Well, it looks like this Times article from yesterday's edition about a young man with the impossibly ethnic name of Scott Nicholson. He's a pickle barrel-jawed son of Grafton, MA and a 2008 graduate of Colgate, a New York state toothpaste factory liberal arts college. Try as he might, and girl he is tryin', he just cannot get a job in his desired field, Corporate Stuff. Well, ha, actually, he did get offered a 40k/year job in Worcester but he turned it down because it was just a job, not a career. The Times pities him deeply — it's a long article! And they use Mr. Nicholson's story — including an audio slideshow of the lad shuffling around his family's pristine white clapboard home — to delve into a deeper issue of millennial kids (18-29) who just cannot find a damn job. It's a clinical, anthropological look peppered with the experiences of, in grand Times tradition, a privileged white individual.

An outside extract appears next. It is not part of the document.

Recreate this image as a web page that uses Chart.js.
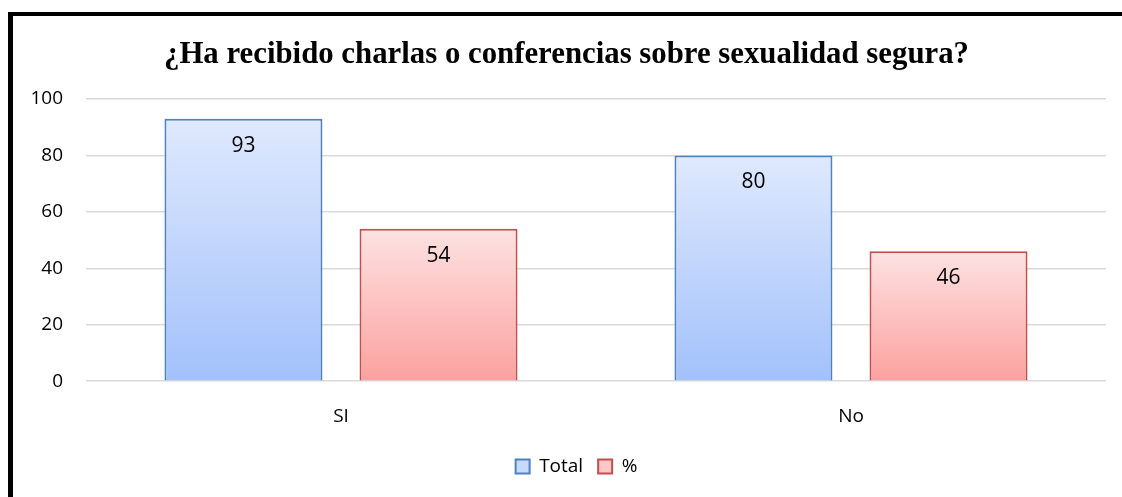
<!DOCTYPE html>
<html><head><meta charset="utf-8">
<script src="https://cdn.jsdelivr.net/npm/chart.js@4"></script>
<style>
html,body{margin:0;padding:0;background:#fff;overflow:hidden}
#frame{position:absolute;left:8px;top:12px;width:1300px;height:700px;border-left:5px solid #000;border-top:4px solid #000;box-sizing:border-box}
#wrap{position:absolute;left:0;top:0;width:1122px;height:497px}
</style></head>
<body>
<div id="frame"></div>
<div id="wrap"><canvas id="c" width="1122" height="497"></canvas></div>
<script>
const categories = ['SI', 'No'];
const totalValues = [93, 80];
const pctValues = [54, 46];
const yTicks = [0, 20, 40, 60, 80, 100];
const titleText = '¿Ha recibido charlas o conferencias sobre sexualidad segura?';

const FONT = '"Open Sans", Lato, sans-serif';

function grad(top, bottom) {
  return function(ctx) {
    const chart = ctx.chart;
    if (ctx.type !== 'data' || !chart.chartArea) return bottom;
    const ys = chart.scales.y;
    const yTop = ys.getPixelForValue(ctx.raw);
    const yBot = ys.getPixelForValue(0);
    const g = chart.ctx.createLinearGradient(0, yTop, 0, yBot);
    g.addColorStop(0, top);
    g.addColorStop(1, bottom);
    return g;
  };
}

const valueLabels = {
  id: 'valueLabels',
  afterDatasetsDraw(chart) {
    const ctx = chart.ctx;
    ctx.save();
    ctx.font = '21px ' + FONT;
    ctx.fillStyle = '#000';
    ctx.textAlign = 'center';
    ctx.textBaseline = 'middle';
    chart.data.datasets.forEach((ds, di) => {
      chart.getDatasetMeta(di).data.forEach((bar, i) => {
        ctx.fillText(String(ds.data[i]), bar.x, bar.y + 27);
      });
    });
    ctx.restore();
  }
};

const boxShift = {
  id: 'boxShift',
  afterLayout(chart) {
    const l = chart.legend;
    if (l) { l.left += 17; l.right += 17; l.top -= 2; l.bottom -= 2; }
    const t = chart.titleBlock;
    if (t) { t.left += 7; t.right += 7; }
  }
};

new Chart(document.getElementById('c'), {
  type: 'bar',
  data: {
    labels: categories,
    datasets: [
      { label: 'Total', data: totalValues,
        backgroundColor: grad('#dfe9fd', '#a2c1fb'), borderColor: '#4f81bd', borderWidth: 2,
        categoryPercentage: 0.765, barPercentage: 0.81 },
      { label: '%', data: pctValues,
        backgroundColor: grad('#fde2e2', '#fca19f'), borderColor: '#c0504d', borderWidth: 2,
        categoryPercentage: 0.765, barPercentage: 0.81 }
    ]
  },
  options: {
    responsive: false,
    animation: false,
    layout: { padding: { left: 13, right: 16, top: 0, bottom: 9 } },
    scales: {
      x: {
        grid: { display: false },
        border: { display: false },
        ticks: { color: '#000', font: { size: 19, family: FONT }, padding: 16 }
      },
      y: {
        min: 0, max: 100,
        afterBuildTicks(s) { s.ticks = yTicks.map(v => ({ value: v })); },
        afterFit(s) { s.width = 73; },
        grid: { color: '#d9d9d9', lineWidth: 1.5, drawTicks: false },
        border: { display: false },
        ticks: { color: '#000', font: { size: 19, family: FONT }, padding: 23 }
      }
    },
    plugins: {
      title: {
        display: true, text: titleText, color: '#000',
        font: { family: '"Liberation Serif", "Times New Roman", serif', size: 30.8, weight: 'bold' },
        padding: { top: 37, bottom: 25 }
      },
      legend: {
        position: 'bottom',
        labels: {
          color: '#000', font: { size: 19, family: FONT },
          boxWidth: 14, boxHeight: 14, padding: 15,
          generateLabels(chart) {
            const fills = ['#c7dafc', '#fdc8c7'];
            const borders = ['#4f81bd', '#c0504d'];
            return chart.data.datasets.map((d, i) => ({
              text: d.label, fillStyle: fills[i], strokeStyle: borders[i], lineWidth: 2,
              datasetIndex: i, hidden: false
            }));
          }
        }
      },
      tooltip: { enabled: false }
    }
  },
  plugins: [valueLabels, boxShift]
});
</script>
</body></html>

So that is one arm of this Job Whine trend. Another is the you are there confessional blog post, as evidenced by a series of posts on the charming Geocities webpage "The Awl.com". In Diary of an Unemployed Class of '10 Philosophy Major in New York City a young fellow named Sam Biddle chronicles, with dead-eyed whimsy, his struggle in this most beguiling and difficult and initially magical of cities. He can't get work and yet, and yet, he somehow affords to live here. (Is that explained? I can't remember.) This is not meant to mock Mr. Biddle — the post series is well-written and manages to avoid nearly all the groan-inducing potholes something of this very particular genre would normally tromp right into — but the posts are a kind of moaning that could be seen as slightly above the problem. Biddle isn't begging for pity, but he does think that telling the story of a kid who graduated from college two months ago and moved to an expensive city and doesn't have a job YET is worth reading. Is it? Who knows. I read it! It's enjoyable. Do I feel bad for him? No.

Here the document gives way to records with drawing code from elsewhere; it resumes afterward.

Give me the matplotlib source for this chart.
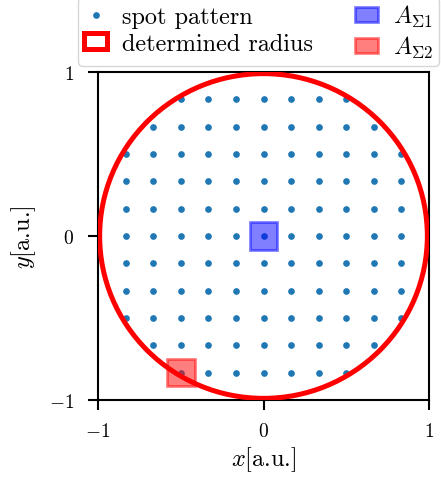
import numpy as np
import matplotlib
matplotlib.use("Agg")
import matplotlib.pyplot as plt
from matplotlib.patches import Circle, Rectangle

plt.rcParams['font.family'] = 'serif'
plt.rcParams['font.serif'] = ['cmr10']
plt.rcParams['mathtext.fontset'] = 'cm'
plt.rcParams['axes.formatter.use_mathtext'] = True

# data
grid_steps = np.arange(-5, 6)          # grid indices
grid_pitch = 1 / 6                     # spacing in a.u.
radius = 0.99                          # determined radius
sigma1_center = (0.0, 0.0)
sigma2_center = (-0.5, -5 / 6)
sigma_size = 1 / 6
xticks = [-1, 0, 1]
yticks = [-1, 0, 1]

gx, gy = np.meshgrid(grid_steps * grid_pitch, grid_steps * grid_pitch)
mask = np.hypot(gx, gy) < 1.0
sx, sy = gx[mask], gy[mask]

fig = plt.figure(figsize=(4.41, 4.85), dpi=100)
ax = fig.add_axes([98 / 441, 1 - 401 / 485, 331 / 441, 328 / 485])

ax.plot(sx, sy, 'o', color='tab:blue', ms=3.8, lw=0, label='spot pattern', zorder=2)
circ = Circle((0, 0), radius, fill=False, edgecolor='red', lw=3.6, zorder=3,
              label='determined radius')
ax.add_patch(circ)
r1 = Rectangle((sigma1_center[0] - sigma_size / 2, sigma1_center[1] - sigma_size / 2),
               sigma_size, sigma_size, facecolor='blue', edgecolor='blue', alpha=0.5,
               lw=2, zorder=4, label=r'$A_{\Sigma1}$')
r2 = Rectangle((sigma2_center[0] - sigma_size / 2, sigma2_center[1] - sigma_size / 2),
               sigma_size, sigma_size, facecolor='red', edgecolor='red', alpha=0.5,
               lw=2, zorder=4, label=r'$A_{\Sigma2}$')
ax.add_patch(r1)
ax.add_patch(r2)

ax.set_xlim(-1, 1)
ax.set_ylim(-1, 1)
ax.set_xticks(xticks)
ax.set_yticks(yticks)
ax.tick_params(labelsize=14, width=1.5, length=7)
ax.tick_params(axis='x', pad=9)
ax.tick_params(axis='y', pad=10)
for s in ax.spines.values():
    s.set_linewidth(1.5)
ax.set_xlabel(r'$x$[a.u.]', fontsize=17.5, labelpad=3)
ax.set_ylabel(r'$y$[a.u.]', fontsize=17.5, labelpad=8)

h, l = ax.get_legend_handles_labels()
fig.legend(h, l, ncol=2, loc='lower left', bbox_to_anchor=(78 / 441, 1 - 67 / 485),
           borderaxespad=0, fontsize=17.5, handlelength=0.95, handleheight=0.6,
           handletextpad=0.6, columnspacing=1.75, labelspacing=0.2, borderpad=0.25)

fig.savefig('out.png', dpi=100)
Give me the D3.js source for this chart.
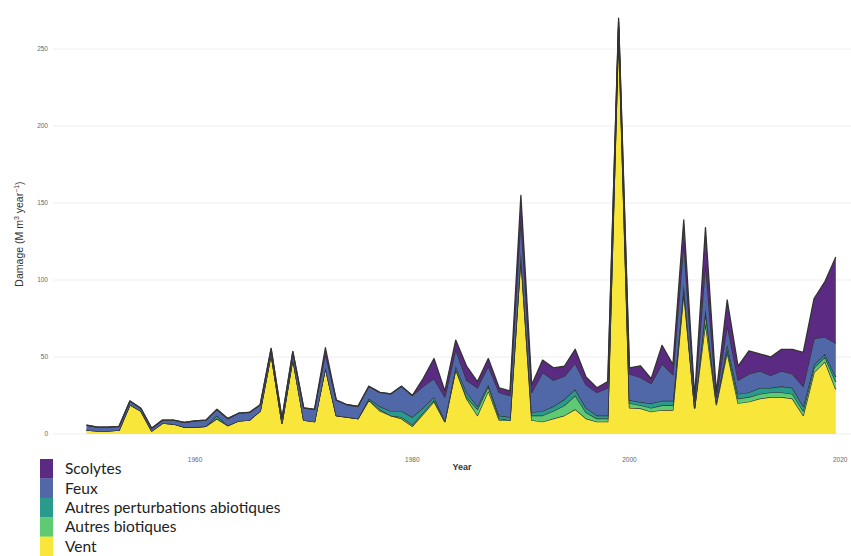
<!DOCTYPE html>
<html>
<head>
<meta charset="utf-8">
<script src="https://cdn.jsdelivr.net/npm/d3@7"></script>
<style>
  html, body { margin: 0; padding: 0; background: #fff; }
  svg { display: block; }
</style>
</head>
<body>
<svg id="chart" width="851" height="556"></svg>
<script>
// Annual forest damage by disturbance agent, 1950–2019 (M m³ / year)
const years = [
  1950, 1951, 1952, 1953, 1954, 1955, 1956, 1957, 1958, 1959,
  1960, 1961, 1962, 1963, 1964, 1965, 1966, 1967, 1968, 1969,
  1970, 1971, 1972, 1973, 1974, 1975, 1976, 1977, 1978, 1979,
  1980, 1981, 1982, 1983, 1984, 1985, 1986, 1987, 1988, 1989,
  1990, 1991, 1992, 1993, 1994, 1995, 1996, 1997, 1998, 1999,
  2000, 2001, 2002, 2003, 2004, 2005, 2006, 2007, 2008, 2009,
  2010, 2011, 2012, 2013, 2014, 2015, 2016, 2017, 2018, 2019
];

const vent = [
  2.5, 2, 2, 2.5, 19, 15, 2, 7, 6.5, 4.5,
  4.5, 5, 10, 5.5, 8.5, 9, 15, 52, 7, 49,
  9, 8, 43, 12, 11, 10, 22, 15, 12, 10,
  5, 13, 21, 8, 42, 23, 12, 28, 9, 9,
  115, 9, 8, 10, 12, 16, 10, 8, 8, 263,
  17, 16.7, 14.5, 15.6, 15.6, 92, 17, 72, 19, 53,
  20, 21, 23, 24, 24, 23, 12, 40, 47, 29
];

const autresBiotiques = [
  0, 0, 0, 0, 0, 0, 0, 0, 0, 0,
  0, 0, 0, 0, 0, 0, 0, 0, 0, 0,
  0, 0, 0, 0, 0, 0, 0, 1, 0, 1,
  1, 1, 1, 0, 0, 1, 4, 3, 1, 0,
  1, 3, 4, 5, 6.5, 9, 4, 2, 2, 1,
  3, 2, 2.4, 3, 3, 2, 0, 7, 1, 2,
  3, 3, 3, 3, 3, 3, 3, 3, 3, 5
];

const autresAbiotiques = [
  0, 0, 0, 0, 0, 0, 0, 0, 0, 0,
  0, 0, 2, 0, 0, 0, 0, 0, 0, 0,
  0, 0, 0, 0, 0, 0, 1, 2, 3, 4,
  5, 3, 2, 1, 2, 3, 2, 1, 2, 2,
  2, 2, 3, 3, 4, 4, 3, 2, 2, 1,
  2, 2, 3, 3, 3, 3, 0, 2, 1, 3,
  3, 3, 4, 3, 4, 4, 3, 2, 2, 3
];

const feux = [
  3.3, 2.5, 2.5, 2.5, 2.4, 1.7, 1.7, 2, 2.5, 3,
  4, 4, 4, 4.5, 5, 5, 4, 3.5, 3, 4.5,
  8, 8, 9, 10, 8, 8, 8, 9, 11, 16,
  14, 14, 12, 15, 11, 8, 12, 12, 15, 14,
  22, 13, 25, 17, 15, 17, 15, 15, 18, 3,
  17, 16, 13, 24, 17, 28, 4, 30, 3, 13,
  9, 12, 11, 8, 10, 9, 13, 17, 11, 22
];

const scolytes = [
  0, 0, 0, 0, 0, 0, 0, 0, 0, 0,
  0, 0, 0, 0, 0, 0, 0, 0, 0, 0,
  0, 0, 4, 0, 0, 0, 0, 0, 0, 0,
  0, 5, 13, 4, 6, 9, 4, 5, 3, 3,
  15, 5, 8, 8, 6.5, 9, 5, 3, 4, 2,
  4, 7.6, 3, 12, 6.5, 14, 3, 23, 3, 16,
  9, 15, 11, 12, 14, 16, 22, 26, 36, 56
];

const xTicks = [1960, 1980, 2000, 2020];
const yTicks = [0, 50, 100, 150, 200, 250];

// Stacking order, bottom to top, with legend labels (legend lists top first)
const keys = ["vent", "bio", "abio", "feux", "scol"];
const labels = {
  scol: "Scolytes",
  feux: "Feux",
  abio: "Autres perturbations abiotiques",
  bio: "Autres biotiques",
  vent: "Vent"
};
const colors = {
  scol: "#5b2a82",
  feux: "#5068a8",
  abio: "#2a9a8c",
  bio: "#5ecb74",
  vent: "#f9e63b"
};

const rows = years.map((yr, i) => ({
  year: yr,
  vent: vent[i],
  bio: autresBiotiques[i],
  abio: autresAbiotiques[i],
  feux: feux[i],
  scol: scolytes[i]
}));

const svg = d3.select("#chart");

const x = d3.scaleLinear().domain([1950, 2019]).range([86.5, 835.8]);
const y = d3.scaleLinear().domain([0, 250]).range([434, 49]);

// Horizontal gridlines
svg.append("g")
  .selectAll("line")
  .data(yTicks)
  .join("line")
  .attr("x1", 53)
  .attr("x2", 851)
  .attr("y1", d => y(d))
  .attr("y2", d => y(d))
  .attr("stroke", "#ececec")
  .attr("stroke-width", 0.9);

// Y tick labels
svg.append("g")
  .selectAll("text")
  .data(yTicks)
  .join("text")
  .attr("x", 48)
  .attr("y", d => y(d))
  .attr("dy", "0.35em")
  .attr("text-anchor", "end")
  .attr("font-family", "Liberation Sans, Arial, sans-serif")
  .attr("font-size", 6.5)
  .attr("fill", "#666")
  .text(d => d);

// X tick labels (the last one sits against the right edge)
svg.append("g")
  .selectAll("text")
  .data(xTicks)
  .join("text")
  .attr("x", d => Math.min(x(d), 833))
  .attr("y", 462)
  .attr("text-anchor", d => x(d) > 833 ? "start" : "middle")
  .attr("font-family", "Liberation Sans, Arial, sans-serif")
  .attr("font-size", 6.5)
  .attr("fill", "#666")
  .text(d => d);

// Stacked areas
const stacked = d3.stack().keys(keys)(rows);

const area = d3.area()
  .x(d => x(d.data.year))
  .y0(d => y(d[0]))
  .y1(d => y(d[1]));

const upper = d3.line()
  .x(d => x(d.data.year))
  .y(d => y(d[1]));

const layers = svg.append("g");
stacked.forEach(layer => {
  layers.append("path")
    .datum(layer)
    .attr("d", area)
    .attr("fill", colors[layer.key]);
  layers.append("path")
    .datum(layer)
    .attr("d", upper)
    .attr("fill", "none")
    .attr("stroke", "#333")
    .attr("stroke-width", 1.3)
    .attr("stroke-linejoin", "round");
});

// Axis titles
svg.append("text")
  .attr("x", 462)
  .attr("y", 470)
  .attr("text-anchor", "middle")
  .attr("font-family", "Liberation Sans, Arial, sans-serif")
  .attr("font-size", 9)
  .attr("font-weight", "bold")
  .attr("fill", "#333")
  .text("Year");

const yTitle = svg.append("text")
  .attr("transform", "translate(23,234) rotate(-90)")
  .attr("text-anchor", "middle")
  .attr("font-family", "Liberation Sans, Arial, sans-serif")
  .attr("font-size", 10.5)
  .attr("fill", "#333");
yTitle.append("tspan").text("Damage (M m");
yTitle.append("tspan").attr("dy", -4).attr("font-size", 7).text("3");
yTitle.append("tspan").attr("dy", 4).text(" year");
yTitle.append("tspan").attr("dy", -4).attr("font-size", 7).text("−1");
yTitle.append("tspan").attr("dy", 4).text(")");

// Legend (top of stack listed first)
const legendKeys = keys.slice().reverse();
const legend = svg.append("g");
const keyTop = 459, keyH = 19.4;
legend.selectAll("rect")
  .data(legendKeys)
  .join("rect")
  .attr("x", 40)
  .attr("y", (d, i) => keyTop + i * keyH)
  .attr("width", 13)
  .attr("height", keyH + 0.3)
  .attr("fill", d => colors[d]);
legend.selectAll("text")
  .data(legendKeys)
  .join("text")
  .attr("x", 65)
  .attr("y", (d, i) => keyTop + i * keyH + keyH / 2)
  .attr("dy", "0.35em")
  .attr("font-family", "Lato, sans-serif")
  .attr("font-size", 15.5)
  .attr("fill", "#222")
  .text(d => labels[d]);
</script>
</body>
</html>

No! No one should. And no one should feel bad for old Scotty Boo-Berry up there either. The Millennial Job Whine is not something that should elicit pity from any rational person. Not having a job certainly sucks. But turning down a 40k-a-year job or holding out for the dream gig (or at least the beginnings of the dream gig) while wasting away in Manhattan and thinking that's a Big Story sucks more. One difference in the two types of coverage of this boo-hoo phenomenon is that on "The Awl" LiveJournal site they are being a bit winking in their post series, I suspect. (Biddle included — he seems in on it.) But the Times is dreadfully serious. This young white man who lives in a nice house and went to Colgate is having a mild struggle to find a career for himself and that is a some Great Big Indicator of our troubled times. The Times certainly does its share of reporting on the genuine miseries in this country, but why then throw the balance so precariously out of whack with this Updikian rich people fact-fart? It's likely they're just trying to ruffle their readers, who are mainly the perpetually worried upper-middle-classers who crawled out of the '70s and '80s and never want to look back. They do, however, seem to have a strange proclivity (prurient delight?) for watching an entitled generation of unspecial kids flounder and flummox in the muddy river delta that is one's messy post-college years.

When I scrolled down to the bottom of Scott Nicholson's woeful tale, one of those slidey story suggestion things came whizzing out from the right-hand side. And do you know what the suggested article was? A graphtastic piece entitled Do You Earn More Than Your Parents Did? (You don't, if you're a man.) Nicely done, Times. Nicely done indeed.